A pair of researchers insist they’ve confirmed that Willam Shakespeare was bisexual, based on an analysis of his sonnets. Some, students of his work have long said, are addressed to women, others to men – and according to professors Sir Stanley Wells and Dr. Paul Edmondson, this means the man himself was bisexual.
Reclaiming historical figures for the LGBT community has become a historical discipline unto itself. From the ongoing campaign to recast Civil War US President Abraham Lincoln as gay – despite his having fathered four children with his wife – to the recent efforts to recast an anonymous female Viking warrior as a transgender man, it’s clear there’s a feeding frenzy underway.
But Shakespeare has always had something to offer for everyone. His plays feature scads of cross-dressing, odd-couple relationships, and sonnets that work for whatever gender combination the reader has in mind. The playwright’s universal appeal is part of why his work remains so popular centuries after his death.
That hasn’t stopped Wells and Edmondson from attempting to stake their claim to the Bard as bisexual, despite the ongoing disputes over what exactly his texts mean – especially the sonnets they focus on, arguing that “27 [of Shakespeare’s sonnets] are addressed to males, 10 to females” and the remaining 145 are “open in their directions of desire.”
Whether scholars actually resent the open-ended way in which the majority of Shakespeare’s sonnets were written or whether they merely pointed it out to make a name for themselves, the emphasis on depicting Shakespeare as bisexual seems overkill and does a disservice to the English language’s most famous writer.
If anything, Shakespeare’s broad appeal should unite the various groups divided by 21st-century social wedges under a shared appreciation for the Bard, who – long before any cringe-inducing diversity quotas – was writing stories about black protagonists (Othello) and gender-switching characters (Viola).
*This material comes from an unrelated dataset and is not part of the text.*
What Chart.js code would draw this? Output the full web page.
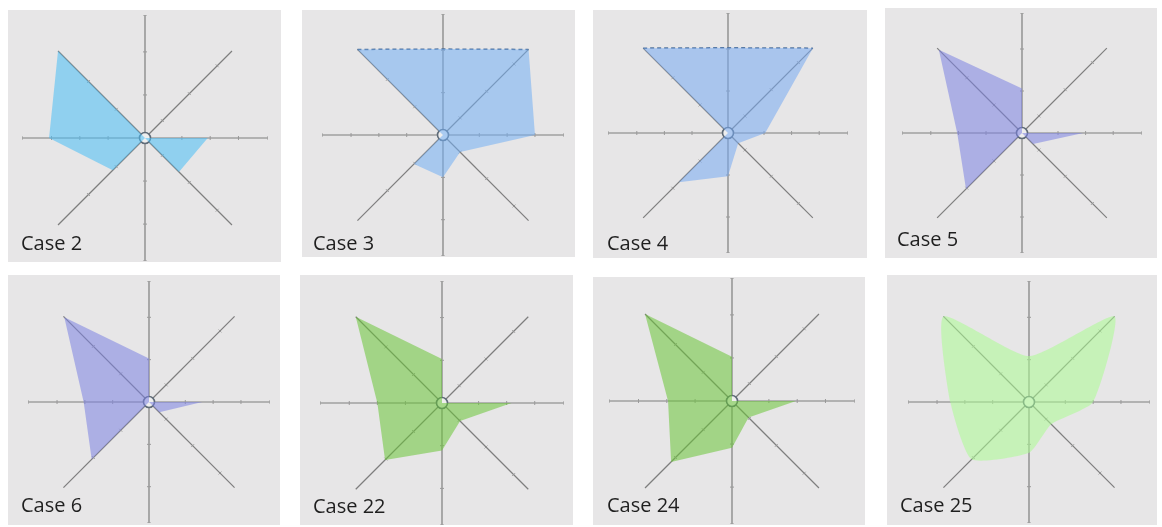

But rather than appreciate the playwright’s experiments for what they were, academia has – unsurprisingly, depressingly – felt the need to drag Shakespeare further into the thickets of wokeness. Does it matter if he was bisexual? Of course not – the theatrical world has long embraced those the “real” world has marginalized. Yet the latest round of scholars insist on climbing back into the straitjacket their predecessors had thrown off.